What is needed ::
The lines to extract run from the first line of the material below to the line containing "2.8, 2.9, 3.0]", both included; leave the pictures behind.

Data provided ::

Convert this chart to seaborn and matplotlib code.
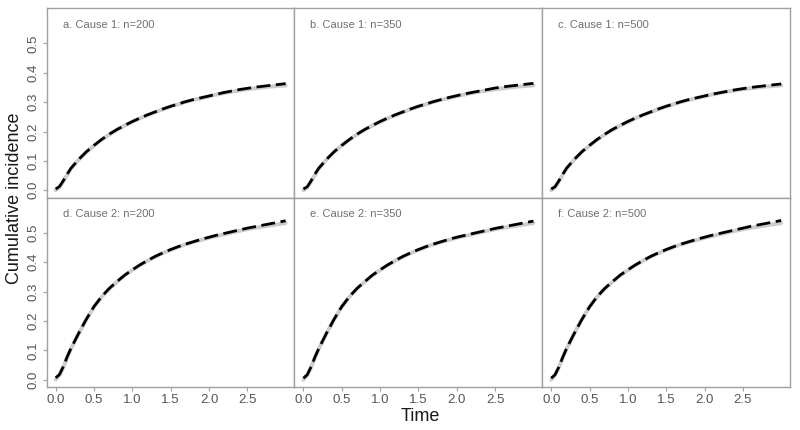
import numpy as np
import pandas as pd
import matplotlib
matplotlib.use("Agg")
import matplotlib.pyplot as plt
import seaborn as sns

time = [0.0, 0.05, 0.1, 0.15, 0.2, 0.3, 0.4, 0.5, 0.6, 0.7, 0.8, 0.9, 1.0, 1.1, 1.2, 1.3, 1.4, 1.5,
        1.6, 1.7, 1.8, 1.9, 2.0, 2.1, 2.2, 2.3, 2.4, 2.5, 2.6, 2.7, 2.8, 2.9, 3.0]

true_cause1 = [0.0, 0.01, 0.03, 0.053, 0.074, 0.104, 0.13, 0.152, 0.172, 0.19, 0.206, 0.22, 0.233,
               0.245, 0.256, 0.266, 0.276, 0.285, 0.293, 0.301, 0.308, 0.314, 0.32,
               0.326, 0.331, 0.336, 0.34, 0.344, 0.347, 0.35, 0.353, 0.355, 0.357]
true_cause2 = [0.0, 0.015, 0.042, 0.075, 0.105, 0.157, 0.205, 0.248, 0.282, 0.31, 0.333, 0.355, 0.373,
               0.39, 0.405, 0.419, 0.431, 0.442, 0.452, 0.461, 0.469, 0.476, 0.483,
               0.489, 0.495, 0.501, 0.507, 0.512, 0.517, 0.521, 0.525, 0.529, 0.533]

est_a = [0.004, 0.013, 0.033, 0.055, 0.075, 0.105, 0.131, 0.153, 0.173, 0.191, 0.207, 0.221, 0.234,
         0.246, 0.257, 0.267, 0.277, 0.286, 0.294, 0.302, 0.309, 0.315, 0.321,
         0.327, 0.333, 0.338, 0.343, 0.347, 0.351, 0.354, 0.357, 0.36, 0.363]
est_b = [0.004, 0.012, 0.032, 0.055, 0.075, 0.105, 0.131, 0.153, 0.173, 0.191, 0.207, 0.221, 0.234,
         0.246, 0.257, 0.267, 0.277, 0.286, 0.294, 0.302, 0.309, 0.316, 0.322,
         0.328, 0.333, 0.338, 0.343, 0.348, 0.352, 0.355, 0.358, 0.361, 0.364]
est_c = [0.004, 0.012, 0.032, 0.054, 0.075, 0.105, 0.131, 0.153, 0.173, 0.191, 0.207, 0.221, 0.234,
         0.246, 0.257, 0.267, 0.277, 0.286, 0.294, 0.302, 0.309, 0.315, 0.321,
         0.327, 0.332, 0.337, 0.342, 0.346, 0.35, 0.353, 0.356, 0.359, 0.362]
est_d = [0.006, 0.018, 0.045, 0.078, 0.107, 0.158, 0.206, 0.249, 0.283, 0.311, 0.334, 0.356, 0.374,
         0.391, 0.406, 0.42, 0.432, 0.443, 0.453, 0.462, 0.47, 0.478, 0.485,
         0.492, 0.498, 0.504, 0.51, 0.516, 0.521, 0.526, 0.531, 0.536, 0.541]
est_e = [0.005, 0.017, 0.044, 0.077, 0.106, 0.158, 0.206, 0.249, 0.283, 0.311, 0.334, 0.356, 0.374,
         0.391, 0.406, 0.42, 0.432, 0.443, 0.453, 0.462, 0.47, 0.478, 0.485,
         0.491, 0.497, 0.503, 0.509, 0.515, 0.52, 0.525, 0.53, 0.535, 0.54]
est_f = [0.005, 0.017, 0.043, 0.076, 0.106, 0.157, 0.205, 0.248, 0.283, 0.311, 0.334, 0.356, 0.374,
         0.391, 0.406, 0.42, 0.432, 0.443, 0.453, 0.462, 0.47, 0.478, 0.485,
         0.492, 0.498, 0.504, 0.51, 0.516, 0.522, 0.527, 0.532, 0.537, 0.542]

titles = ["a. Cause 1: n=200", "b. Cause 1: n=350", "c. Cause 1: n=500",
          "d. Cause 2: n=200", "e. Cause 2: n=350", "f. Cause 2: n=500"]
trues = [true_cause1] * 3 + [true_cause2] * 3
ests = [est_a, est_b, est_c, est_d, est_e, est_f]

xticks = [0.0, 0.5, 1.0, 1.5, 2.0, 2.5]
yticks = [0.0, 0.1, 0.2, 0.3, 0.4, 0.5]

sns.set_style("white")
plt.rcParams['font.family'] = ['Liberation Sans', 'DejaVu Sans']

fig, axes = plt.subplots(2, 3, figsize=(8, 4.3), dpi=100, sharex=True, sharey=True)
fig.subplots_adjust(left=0.0584, right=0.9875, top=0.981, bottom=0.1, wspace=0, hspace=0)

frame_col = "#a0a0a0"
tick_col = "#555555"

for i, ax in enumerate(axes.flat):
    r, c = divmod(i, 3)
    df = pd.DataFrame({"time": time, "true": trues[i], "est": ests[i]})
    sns.lineplot(data=df, x="time", y="true", ax=ax, color="#cccccc", linewidth=2.8)
    sns.lineplot(data=df, x="time", y="est", ax=ax, color="black", linewidth=2.0)
    ax.lines[-1].set_dashes((5, 2.0))
    ax.set_xlim(-0.117, 3.115)
    ax.set_ylim(-0.025, 0.62)
    ax.set_xticks(xticks)
    ax.set_yticks(yticks)
    ax.set_xlabel("")
    ax.set_ylabel("")
    for s in ax.spines.values():
        s.set_color(frame_col)
        s.set_linewidth(1.0)
    ax.tick_params(axis="both", which="both", direction="out", width=0.8,
                   color=frame_col, labelcolor=tick_col, labelsize=9.5, pad=2)
    ax.tick_params(axis="x", bottom=(r == 1), length=3 if r == 1 else 0)
    ax.tick_params(axis="y", left=(c == 0), length=3 if c == 0 else 0)
    ax.text(0.064, 0.94, titles[i], transform=ax.transAxes, ha="left", va="top",
            fontsize=8, color="#707070")

for ax in axes[:, 0]:
    ax.set_yticklabels([f"{v:.1f}" for v in yticks], rotation=90, va="center")
for ax in axes[1, :]:
    ax.set_xticklabels([f"{v:.1f}" for v in xticks])

fig.text(0.525, 0.012, "Time", ha="center", va="bottom", fontsize=13, color="#1a1a1a")
fig.text(0.008, 0.54, "Cumulative incidence", ha="left", va="center", rotation=90,
         fontsize=13, color="#1a1a1a")

fig.savefig("out.png", dpi=100)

Result below ::
Convert this chart to seaborn and matplotlib code.
import numpy as np
import pandas as pd
import matplotlib
matplotlib.use("Agg")
import matplotlib.pyplot as plt
import seaborn as sns

time = [0.0, 0.05, 0.1, 0.15, 0.2, 0.3, 0.4, 0.5, 0.6, 0.7, 0.8, 0.9, 1.0, 1.1, 1.2, 1.3, 1.4, 1.5,
        1.6, 1.7, 1.8, 1.9, 2.0, 2.1, 2.2, 2.3, 2.4, 2.5, 2.6, 2.7, 2.8, 2.9, 3.0]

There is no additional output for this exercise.